- WHAT THIS TASK INVOLVES -
Drop the images; return everything else in the listing below exactly.

-- start INFORMATION SUPPLIED --

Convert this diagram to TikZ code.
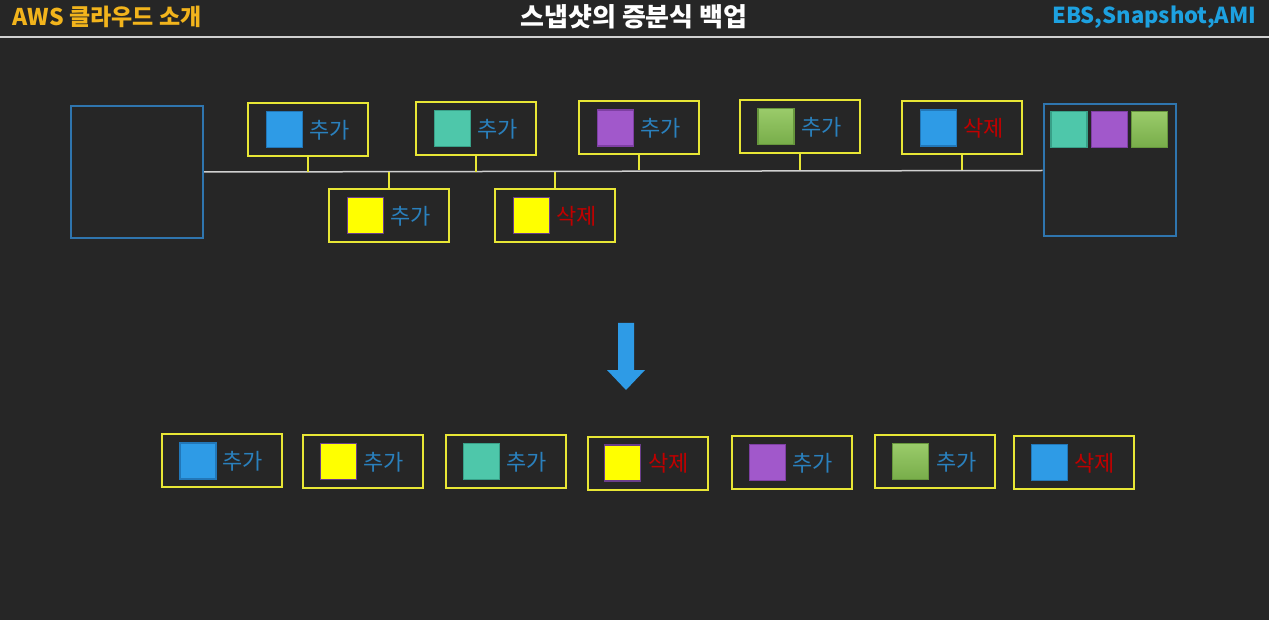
\documentclass[tikz,border=0pt]{standalone}
\usepackage{fontspec}
\setmainfont{Noto Sans CJK KR}
\definecolor{bg}{HTML}{262626}
\definecolor{ybord}{HTML}{E8E635}
\definecolor{bbord}{HTML}{2F75AE}
\definecolor{sqblue}{HTML}{2E9BE6}
\definecolor{sqblueb}{HTML}{2277B8}
\definecolor{sqteal}{HTML}{4EC7AA}
\definecolor{sqtealb}{HTML}{38A088}
\definecolor{sqpurple}{HTML}{A158CB}
\definecolor{sqpurpleb}{HTML}{7E3FA3}
\definecolor{sqgreenT}{HTML}{9ACB6A}
\definecolor{sqgreenB}{HTML}{78AD4A}
\definecolor{sqgreenb}{HTML}{66963C}
\definecolor{sqyellow}{HTML}{FFFF00}
\definecolor{sqyellowb}{HTML}{6A3E8A}
\definecolor{addtxt}{HTML}{2A80BD}
\definecolor{deltxt}{HTML}{C00000}
\definecolor{ttlorange}{HTML}{F2B41C}
\definecolor{ttlblue}{HTML}{1DA1E0}
\definecolor{linegray}{HTML}{D0D0D0}
\tikzset{
  ybox/.style={draw=ybord, line width=2pt, minimum width=120pt, minimum height=53pt, inner sep=0pt},
  bigbox/.style={draw=bbord, line width=2pt, minimum width=132pt, minimum height=132pt, inner sep=0pt},
  sq/.style={line width=1.5pt, minimum size=36pt, inner sep=0pt},
  sqB/.style={sq, fill=sqblue, draw=sqblueb},
  sqT/.style={sq, fill=sqteal, draw=sqtealb},
  sqP/.style={sq, fill=sqpurple, draw=sqpurpleb},
  sqG/.style={sq, top color=sqgreenT, bottom color=sqgreenB, draw=sqgreenb},
  sqY/.style={sq, fill=sqyellow, draw=sqyellowb},
  lbl/.style={anchor=west, inner sep=0pt, font=\fontsize{22}{22}\selectfont},
  addl/.style={lbl, text=addtxt},
  dell/.style={lbl, text=deltxt},
  conn/.style={draw=ybord, line width=1.2pt},
  tline/.style={draw=linegray, line width=1.5pt},
}
\begin{document}
\begin{tikzpicture}[x=1pt,y=-1pt]
\fill[bg] (0,0) rectangle (1269,620);
\useasboundingbox (0,0) rectangle (1269,620);
% header
\node[anchor=west, text=ttlorange, font=\fontsize{23}{23}\selectfont\bfseries] (hl) at (9,17) {AWS 클라우드 소개};
\node[text=white, font=\fontsize{26}{26}\selectfont\bfseries] (hc) at (634,17) {스냅샷의 증분식 백업};
\node[anchor=east, text=ttlblue, font=\fontsize{22}{22}\selectfont\bfseries] (hr) at (1260,17) {EBS,Snapshot,AMI};
\draw[draw=linegray, line width=1.5pt] (0,37) -- (1269,37);
% big boxes
\node[bigbox] (L) at (137,172) {};
\node[bigbox] (R) at (1109.5,170.5) {};
\node[sqT] (r1) at (1069,129.5) {};
\node[sqP] (r2) at (1109.5,129.5) {};
\node[sqG] (r3) at (1149.5,129.5) {};
\draw[tline] (L.east) -- (R.west);
% top-row boxes
\node[ybox] (t1) at (308,129.5) {};
\node[sqB] at (284.5,129.5) {};
\node[addl] at (309,130) {추가};
\node[ybox] (t2) at (476,128.5) {};
\node[sqT] at (452.5,128.5) {};
\node[addl] at (477,129) {추가};
\node[ybox] (t3) at (639,128) {};
\node[sqP] at (615.5,128) {};
\node[addl] at (640,128.5) {추가};
\node[ybox] (t4) at (800,126.5) {};
\node[sqG] at (776,126.5) {};
\node[addl] at (801,127) {추가};
\node[ybox] (t5) at (962,128) {};
\node[sqB] at (938.5,128) {};
\node[dell] at (963,128.5) {삭제};
% lower-row boxes
\node[ybox] (b1) at (389,215.5) {};
\node[sqY] at (365.5,215.5) {};
\node[addl] at (390,216) {추가};
\node[ybox] (b2) at (555,215.5) {};
\node[sqY] at (531.5,215.5) {};
\node[dell] at (556,216) {삭제};
% connectors
\draw[conn] (t1.south) -- (t1.south |- L.east);
\draw[conn] (t2.south) -- (t2.south |- L.east);
\draw[conn] (t3.south) -- (t3.south |- R.west);
\draw[conn] (t4.south) -- (t4.south |- R.west);
\draw[conn] (t5.south) -- (t5.south |- R.west);
\draw[conn] (b1.north) -- (b1.north |- L.east);
\draw[conn] (b2.north) -- (b2.north |- L.east);
% arrow
\fill[sqblue] (618,323) -- (634,323) -- (634,370) -- (645,370) -- (626,390) -- (607,370) -- (618,370) -- cycle;
% result row
\node[ybox] (s1) at (221.5,460.5) {};
\node[sqB] at (198,461) {};
\node[addl] at (222.5,461.5) {추가};
\node[ybox] (s2) at (362.5,461.5) {};
\node[sqY] at (338.5,461.5) {};
\node[addl] at (363.5,462) {추가};
\node[ybox] (s3) at (505.5,461.5) {};
\node[sqT] at (481.5,461.5) {};
\node[addl] at (506.5,462) {추가};
\node[ybox] (s4) at (647.5,463) {};
\node[sqY] at (622.5,463) {};
\node[dell] at (648.5,463.5) {삭제};
\node[ybox] (s5) at (791.5,462.5) {};
\node[sqP] at (767.5,462.5) {};
\node[addl] at (792.5,463) {추가};
\node[ybox] (s6) at (935,461.5) {};
\node[sqG] at (910.5,461.5) {};
\node[addl] at (936,462) {추가};
\node[ybox] (s7) at (1073.5,462.5) {};
\node[sqB] at (1049.5,462.5) {};
\node[dell] at (1074.5,463) {삭제};
\end{tikzpicture}
\end{document}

-- end INFORMATION SUPPLIED --

- EXERCISE RESPONSE -
Convert this diagram to TikZ code.
\documentclass[tikz,border=0pt]{standalone}
\usepackage{fontspec}
\setmainfont{Noto Sans CJK KR}
\definecolor{bg}{HTML}{262626}
\definecolor{ybord}{HTML}{E8E635}
\definecolor{bbord}{HTML}{2F75AE}
\definecolor{sqblue}{HTML}{2E9BE6}
\definecolor{sqblueb}{HTML}{2277B8}
\definecolor{sqteal}{HTML}{4EC7AA}
\definecolor{sqtealb}{HTML}{38A088}
\definecolor{sqpurple}{HTML}{A158CB}
\definecolor{sqpurpleb}{HTML}{7E3FA3}
\definecolor{sqgreenT}{HTML}{9ACB6A}
\definecolor{sqgreenB}{HTML}{78AD4A}
\definecolor{sqgreenb}{HTML}{66963C}
\definecolor{sqyellow}{HTML}{FFFF00}
\definecolor{sqyellowb}{HTML}{6A3E8A}
\definecolor{addtxt}{HTML}{2A80BD}
\definecolor{deltxt}{HTML}{C00000}
\definecolor{ttlorange}{HTML}{F2B41C}
\definecolor{ttlblue}{HTML}{1DA1E0}
\definecolor{linegray}{HTML}{D0D0D0}
\tikzset{
  ybox/.style={draw=ybord, line width=2pt, minimum width=120pt, minimum height=53pt, inner sep=0pt},
  bigbox/.style={draw=bbord, line width=2pt, minimum width=132pt, minimum height=132pt, inner sep=0pt},
  sq/.style={line width=1.5pt, minimum size=36pt, inner sep=0pt},
  sqB/.style={sq, fill=sqblue, draw=sqblueb},
  sqT/.style={sq, fill=sqteal, draw=sqtealb},
  sqP/.style={sq, fill=sqpurple, draw=sqpurpleb},
  sqG/.style={sq, top color=sqgreenT, bottom color=sqgreenB, draw=sqgreenb},
  sqY/.style={sq, fill=sqyellow, draw=sqyellowb},
  lbl/.style={anchor=west, inner sep=0pt, font=\fontsize{22}{22}\selectfont},
  addl/.style={lbl, text=addtxt},
  dell/.style={lbl, text=deltxt},
  conn/.style={draw=ybord, line width=1.2pt},
  tline/.style={draw=linegray, line width=1.5pt},
}
\begin{document}
\begin{tikzpicture}[x=1pt,y=-1pt]
\fill[bg] (0,0) rectangle (1269,620);
\useasboundingbox (0,0) rectangle (1269,620);
% header
\node[anchor=west, text=ttlorange, font=\fontsize{23}{23}\selectfont\bfseries] (hl) at (9,17) {AWS 클라우드 소개};
\node[text=white, font=\fontsize{26}{26}\selectfont\bfseries] (hc) at (634,17) {스냅샷의 증분식 백업};
\node[anchor=east, text=ttlblue, font=\fontsize{22}{22}\selectfont\bfseries] (hr) at (1260,17) {EBS,Snapshot,AMI};
\draw[draw=linegray, line width=1.5pt] (0,37) -- (1269,37);
% big boxes
\node[bigbox] (L) at (137,172) {};
\node[bigbox] (R) at (1109.5,170.5) {};
\node[sqT] (r1) at (1069,129.5) {};
\node[sqP] (r2) at (1109.5,129.5) {};
\node[sqG] (r3) at (1149.5,129.5) {};
\draw[tline] (L.east) -- (R.west);
% top-row boxes
\node[ybox] (t1) at (308,129.5) {};
\node[sqB] at (284.5,129.5) {};
\node[addl] at (309,130) {추가};
\node[ybox] (t2) at (476,128.5) {};
\node[sqT] at (452.5,128.5) {};
\node[addl] at (477,129) {추가};
\node[ybox] (t3) at (639,128) {};
\node[sqP] at (615.5,128) {};
\node[addl] at (640,128.5) {추가};
\node[ybox] (t4) at (800,126.5) {};
\node[sqG] at (776,126.5) {};
\node[addl] at (801,127) {추가};
\node[ybox] (t5) at (962,128) {};
\node[sqB] at (938.5,128) {};
\node[dell] at (963,128.5) {삭제};
% lower-row boxes
\node[ybox] (b1) at (389,215.5) {};
\node[sqY] at (365.5,215.5) {};
\node[addl] at (390,216) {추가};
\node[ybox] (b2) at (555,215.5) {};
\node[sqY] at (531.5,215.5) {};
\node[dell] at (556,216) {삭제};
% connectors
\draw[conn] (t1.south) -- (t1.south |- L.east);
\draw[conn] (t2.south) -- (t2.south |- L.east);
\draw[conn] (t3.south) -- (t3.south |- R.west);
\draw[conn] (t4.south) -- (t4.south |- R.west);
\draw[conn] (t5.south) -- (t5.south |- R.west);
\draw[conn] (b1.north) -- (b1.north |- L.east);
\draw[conn] (b2.north) -- (b2.north |- L.east);
% arrow
\fill[sqblue] (618,323) -- (634,323) -- (634,370) -- (645,370) -- (626,390) -- (607,370) -- (618,370) -- cycle;
% result row
\node[ybox] (s1) at (221.5,460.5) {};
\node[sqB] at (198,461) {};
\node[addl] at (222.5,461.5) {추가};
\node[ybox] (s2) at (362.5,461.5) {};
\node[sqY] at (338.5,461.5) {};
\node[addl] at (363.5,462) {추가};
\node[ybox] (s3) at (505.5,461.5) {};
\node[sqT] at (481.5,461.5) {};
\node[addl] at (506.5,462) {추가};
\node[ybox] (s4) at (647.5,463) {};
\node[sqY] at (622.5,463) {};
\node[dell] at (648.5,463.5) {삭제};
\node[ybox] (s5) at (791.5,462.5) {};
\node[sqP] at (767.5,462.5) {};
\node[addl] at (792.5,463) {추가};
\node[ybox] (s6) at (935,461.5) {};
\node[sqG] at (910.5,461.5) {};
\node[addl] at (936,462) {추가};
\node[ybox] (s7) at (1073.5,462.5) {};
\node[sqB] at (1049.5,462.5) {};
\node[dell] at (1074.5,463) {삭제};
\end{tikzpicture}
\end{document}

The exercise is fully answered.